# Magic Mask - only works with Solution paper?



## RatedE (May 24, 2007)

Hi, I'm getting myself a vinyl cutter shortly mainly for cutting out my designs that I print out on inkjet transfer paper (mostly opaque). I read about carrier sheets and heat resistant tape and I want to know if this Magic Mask (from Imprintables) works with only the Solution brand of inkjet transfer paper or can it work with any other brand? 

I want to use a carrier sheet for my designs that involve text and complex shapes that used to take me more time than I should spend on cutting, weeding, and placing. In other words, after my design is cut I want to apply this mask over the design/text after it is cut and weeded so it can stick to it as I peel it off the backing of the sheet of transfer paper and then place it on the shirt before I press.

If so, I'd also like to know if there are distributors of this type of product in Canada (or do I have to stick with heat tape)?

Thanks!


----------



## DAGuide (Oct 2, 2006)

I am not sure if Magic Mask is a private labeled product or if Imprintables gets it made specifically for them. I can tell you that I have used a product that is available from The Paper Ranch (Heat Transfer, Dye Sublimation and Engraving Equipment & Supplies Source) and Advanced Color Solutions (Large Format Printing, Dye Sublimation, Inkjet, Solvent, Engraving & Cutters) that looks a lot like masking tape, but it is specially formulated to handle the heat under the press and will release after pressing without huring the transfers. It is 12" wide and I am not really sure how long it is - but it is a pretty big roll. It usually runs around $50.00. You can kinda see through it, but it is definitely not a clear carrier like you see on heat applied vinyl.

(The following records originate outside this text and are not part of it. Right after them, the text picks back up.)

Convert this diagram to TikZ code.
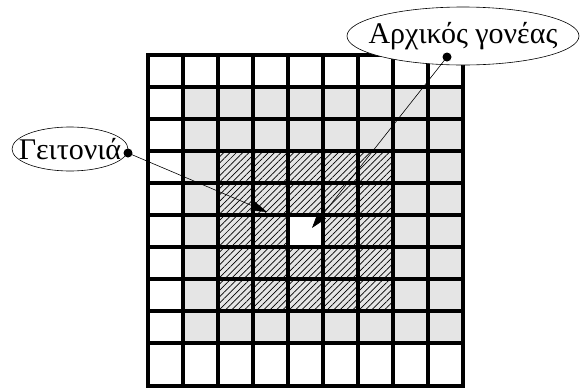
\documentclass[tikz,border=0pt]{standalone}
\usepackage{fontspec}
\setmainfont{Liberation Serif}
\usetikzlibrary{shapes.geometric,patterns.meta,arrows.meta}
\definecolor{cellgray}{gray}{0.9}
\tikzset{
  gridline/.style={line width=4pt},
  bubble/.style={ellipse,draw,fill=white,line width=0.6pt,inner xsep=-30pt,inner ysep=-12pt,
    font=\fontsize{30}{30}\selectfont},
  hatch/.style={pattern={Lines[angle=45,distance=4.5pt,line width=0.7pt]}},
  pointer/.style={line width=0.6pt,-{Triangle[length=16pt,width=10pt]}},
}
\begin{document}
\begin{tikzpicture}[x=1pt,y=-1pt]
\useasboundingbox (0,0) rectangle (582,389);
% gray ring
\foreach \c in {1,...,8}
  \foreach \r in {1,...,8}
    \fill[cellgray] (148+\c*35,55+\r*32) rectangle ++(35,32);
% hatched neighbourhood
\foreach \c in {2,...,6}
  \foreach \r in {3,...,7}
    \fill[hatch] (148+\c*35,55+\r*32) rectangle ++(35,32);
% start cell
\fill[white] (148+4*35,55+5*32) rectangle ++(35,32);
% grid
\foreach \c in {0,...,9}
  \draw[gridline] (148+\c*35,55) -- (148+\c*35,387);
\foreach \r in {0,...,9}
  \draw[gridline] (146,55+\r*32) -- (465,55+\r*32);
\draw[gridline] (146,386) -- (465,386);
% callouts
\node[bubble,minimum width=116pt,minimum height=44pt] (nbr) at (70,149) {Γειτονιά};
\node[bubble,minimum width=232pt,minimum height=58pt] (par) at (463,36) {Αρχικός γονέας};
\coordinate (nbrdot) at (128,153);
\coordinate (nbrtip) at (267,212);
\coordinate (pardot) at (447,57);
\coordinate (partip) at (312,228);
\fill (nbrdot) circle[radius=4.5];
\fill (pardot) circle[radius=4.5];
\draw[pointer] (nbrdot) -- (nbrtip);
\draw[pointer] (pardot) -- (partip);
\end{tikzpicture}
\end{document}
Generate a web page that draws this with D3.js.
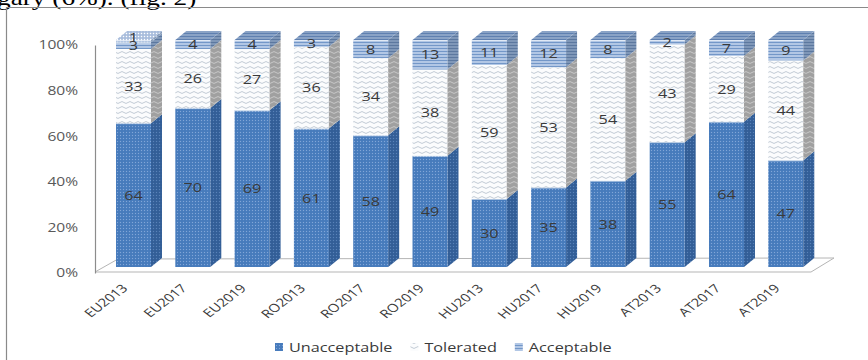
<!DOCTYPE html>
<html><head><meta charset="utf-8">
<script src="https://cdn.jsdelivr.net/npm/d3@7"></script>
<style>
html,body{margin:0;padding:0;background:#fff;overflow:hidden}
svg{display:block}
</style></head><body>
<svg id="chart" width="868" height="360"></svg>
<script>
// Survey shares per country/year (percent)
const categories = ["EU2013","EU2017","EU2019","RO2013","RO2017","RO2019","HU2013","HU2017","HU2019","AT2013","AT2017","AT2019"];
const unacceptable = [64,70,69,61,58,49,30,35,38,55,64,47];
const tolerated    = [33,26,27,36,34,38,59,53,54,43,29,44];
const acceptable   = [3,4,4,3,8,13,11,12,8,2,7,9];
const dontKnow     = [1,0,0,0,0,0,0,0,0,0,0,0];
const legendNames  = ["Unacceptable","Tolerated","Acceptable"];
const yTickValues  = [0,0.2,0.4,0.6,0.8,1];
const captionText  = "gary (6%). (fig. 2)";

const keys = ["Unacceptable","Tolerated","Acceptable","DK"];
const rows = categories.map((c,i)=>({cat:c, Unacceptable:unacceptable[i], Tolerated:tolerated[i], Acceptable:acceptable[i], DK:dontKnow[i]}));

const S = 1.3;            // horizontal text stretch
const DX = 11, DY = 9;    // bar depth offset
const FONT = "'Open Sans', sans-serif";

const svg = d3.select("#chart");
const defs = svg.append("defs");

function pattern(id, w, h, bg, draw){
  const p = defs.append("pattern").attr("id",id).attr("patternUnits","userSpaceOnUse")
    .attr("width",w).attr("height",h);
  p.append("rect").attr("width",w).attr("height",h).attr("fill",bg);
  draw(p);
}
function dots(c1,c2){ return p=>{
  p.append("rect").attr("x",0).attr("y",0).attr("width",1).attr("height",1).attr("fill",c1);
  p.append("rect").attr("x",1.5).attr("y",1.5).attr("width",1).attr("height",1).attr("fill",c2);
};}
function waves(c){ return p=>{
  p.append("path").attr("d","M0,2.5 Q2,0.6 4,2.5 T8,2.5").attr("fill","none").attr("stroke",c).attr("stroke-width",0.8);
};}
function stripes(c){ return p=>{
  p.append("rect").attr("x",0).attr("y",0).attr("width",4).attr("height",1).attr("fill",c);
};}
pattern("pU",3,3,"#4a7ebf",dots("#82a6d6","#3f70ae"));
pattern("pUs",3,3,"#35619b",dots("#5a82b6","#2c5488"));
pattern("pUt",3,3,"#5d86bd",dots("#8fb0da","#4a74ab"));
pattern("pT",8,5,"#fbfcfd",waves("#b3bdca"));
pattern("pTs",8,5,"#a0a0a0",waves("#d0d0d0"));
pattern("pTt",8,5,"#c9cdd3",waves("#e8e8e8"));
pattern("pA",4,3,"#b2c7e5",stripes("#7397c8"));
pattern("pAs",4,3,"#7f97b8",stripes("#5c789f"));
pattern("pAt",4,3,"#8aa3c6",stripes("#5f80b0"));
pattern("pD",3,3,"#c3d3ea",dots("#ffffff","#7f9fcc"));
pattern("pDs",3,3,"#8ea3c0",dots("#c0cde0","#6f88ab"));
pattern("pDt",3,3,"#b7c8e2",dots("#ffffff","#7f9fcc"));
const fills = {
  Unacceptable:["url(#pU)","url(#pUs)","url(#pUt)"],
  Tolerated:["url(#pT)","url(#pTs)","url(#pTt)"],
  Acceptable:["url(#pA)","url(#pAs)","url(#pAt)"],
  DK:["url(#pD)","url(#pDs)","url(#pDt)"]
};

// caption line of the surrounding text
svg.append("text").attr("transform",`translate(-3,5) scale(${S},1)`).attr("font-family","'Liberation Serif', serif")
  .attr("font-size",21).attr("fill","#000").text(captionText);

// chart frame
svg.append("path").attr("d","M6.5,361 V7.5 H870").attr("fill","none").attr("stroke","#8a8a8a").attr("stroke-width",1.2);

// scales
const x = d3.scaleBand().domain(categories).range([91.7,827.6]).padding(0.41);
const y = d3.scaleLinear().domain([0,1]).range([267,40]);
const yFront = d3.scaleLinear().domain([0,1]).range([273,45]);
const bw = x.bandwidth();

// floor
const fl = [[95,272],[118,259],[834,258],[811,272]];
svg.append("polygon").attr("points",fl.map(p=>p.join(",")).join(" "))
  .attr("fill","#fff").attr("stroke","#b5b5b5").attr("stroke-width",1);

// value axis
const yAxis = svg.append("g").attr("transform","translate(95,0)")
  .call(d3.axisLeft(yFront).tickValues(yTickValues).tickFormat(d3.format(".0%")).tickSizeInner(0).tickSizeOuter(0).tickPadding(13));
yAxis.select(".domain").attr("stroke","#8c8c8c").attr("stroke-width",1.2);
yAxis.selectAll("text").attr("font-family",FONT).attr("font-size",12).attr("fill","#595959")
  .attr("transform",`scale(${S},1)`).attr("x",-13);

// stacked bars
const stacked = d3.stack().keys(keys).offset(d3.stackOffsetExpand)(rows);
const segs = [];
stacked.forEach(s=>s.forEach((d,i)=>{ if(d.data[s.key]>0) segs.push({key:s.key, cat:d.data.cat, i, y0:d[0], y1:d[1], v:d.data[s.key]}); }));

const bars = svg.append("g");
categories.forEach((c,i)=>{
  const x0 = x(c);
  const mine = segs.filter(s=>s.cat===c);
  mine.forEach(s=>{
    const yb = y(s.y0), yt = y(s.y1);
    bars.append("rect").attr("x",x0).attr("y",yt).attr("width",bw).attr("height",yb-yt).attr("fill",fills[s.key][0]);
    bars.append("polygon").attr("points",[[x0+bw,yb],[x0+bw,yt],[x0+bw+DX,yt-DY],[x0+bw+DX,yb-DY]].map(p=>p.join(",")).join(" "))
      .attr("fill",fills[s.key][1]);
    bars.append("line").attr("x1",x0).attr("x2",x0+bw).attr("y1",yt+0.5).attr("y2",yt+0.5).attr("stroke","rgba(255,255,255,0.6)").attr("stroke-width",1);
  });
  const top = mine[mine.length-1];
  const yt = y(top.y1);
  bars.append("polygon").attr("points",[[x0,yt],[x0+bw,yt],[x0+bw+DX,yt-DY],[x0+DX,yt-DY]].map(p=>p.join(",")).join(" "))
    .attr("fill",fills[top.key][2]);
});

// value labels
svg.append("g").selectAll("text").data(segs).join("text")
  .attr("transform",d=>`translate(${x(d.cat)+bw/2},${(y(d.y0)+y(d.y1))/2 + (d.key==="DK"?-4:0)}) scale(${S},1)`)
  .attr("text-anchor","middle").attr("dominant-baseline","central")
  .attr("font-family",FONT).attr("font-size",12.5).attr("fill","#3a3a3a")
  .text(d=>d.v);

// category labels
svg.append("g").selectAll("text").data(categories).join("text")
  .attr("transform",c=>`translate(${x(c)+bw/2-5},289) scale(${S},1) rotate(-45)`)
  .attr("text-anchor","end").attr("font-family",FONT).attr("font-size",11.5).attr("fill","#3a3a3a")
  .text(c=>c);

// legend
const lg = svg.append("g");
let lx = 275;
legendNames.forEach((n,k)=>{
  const icon = ["url(#pU)","url(#pT)","url(#pA)"][k];
  lg.append("rect").attr("x",lx).attr("y",343).attr("width",8).attr("height",8).attr("fill",icon);
  const t = lg.append("text").attr("transform",`translate(${lx+14},351.5) scale(${S},1)`)
    .attr("font-family",FONT).attr("font-size",12.5).attr("fill","#3a3a3a").text(n);
  lx += 14 + t.node().getComputedTextLength()*S + 18;
});
</script>
</body></html>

Sorry, I am not much help on whether a product is available by a Canadian distributor. You might want to call Johnson Plastics as I think they have a Canadian branch. Hope this helps.

Mark


----------



## RatedE (May 24, 2007)

Thanks for the help.

Turns out that Imprintables has the TTD Mask which is what I really need. I thought Magic Mask was the only transfer tape they have. If I can't find any Canadian distributors of the same kind of product as the TTD Mask, I guess I'll buy from there.


----------



## DAGuide (Oct 2, 2006)

Evan,

Not a problem. Glad you could clear some things up. I know this question was recently asked and no answer was posted. Now, it is here for others. Have a great day.

Mark


----------



## Grandadgem (Sep 24, 2007)

Hi, I've been watching many tutorials and from what I can see, these carrier tapes like magic mask & ttd would work very well with dark fab iron ons. But, as I search these supply sites for them I am not able to find any such thing. Are these products some sort of trade secret? Why show them in the tutorials and they make them so difficult to find. Or maybe they rename them. I just visited essentials and imprintables sites and got lost in the sales of all the choices so I came back here to get more info. Maybe I just gotta call them. Thanks for your comments.


----------



## Lnfortun (Feb 18, 2006)

I bought some imprintables carrier that has yellow backing. It is made for low heat application 320F. I tried higher temp and it melted.


----------



## JoshEllsworth (Dec 14, 2005)

Solutions Mask is a more aggressive mask and more heat sensitive. The initial application on Solutions mask shouldn't exceed 5 seconds. If the paper product you are using can temporarily tack to your shirt in 5 seconds then the Solutions mask will work. So if I was using it for a material that called for 320 for 25 seconds, I would run a first hit at 5 seconds - peel the mask away either hot or cold depending on your papers adhesive and then complete the full application.

TTD Mask is another option that isn;t as heat sensitive but also isn't as aggressive (or sticky) - you can run your normal application settings when using TTD.

These products are usually categorized with print/cut materials since that is their primary use.

You'll also need either a squeegee or a cold laminator to apply the mask adequately to your transfer.


----------



## Lnfortun (Feb 18, 2006)

What is the recommended max temp and dwell for TTD?

It is good to know. I guess I bought the wrong type for what I intend to use the mask. The mask I bought is too sticky also.

Thanks Josh.


----------



## ashamutt (Feb 22, 2008)

JoshEllsworth said:


> Solutions Mask is a more aggressive mask and more heat sensitive. The initial application on Solutions mask shouldn't exceed 5 seconds. If the paper product you are using can temporarily tack to your shirt in 5 seconds then the Solutions mask will work. So if I was using it for a material that called for 320 for 25 seconds, I would run a first hit at 5 seconds - peel the mask away either hot or cold depending on your papers adhesive and then complete the full application.
> 
> TTD Mask is another option that isn;t as heat sensitive but also isn't as aggressive (or sticky) - you can run your normal application settings when using TTD.
> 
> ...


 
Well, what "transfer mask"/"application tape" should be used for OPAQUE transfer papers??

360° for 20-25 secs!!

Wouldn't both of the above products melt???


----------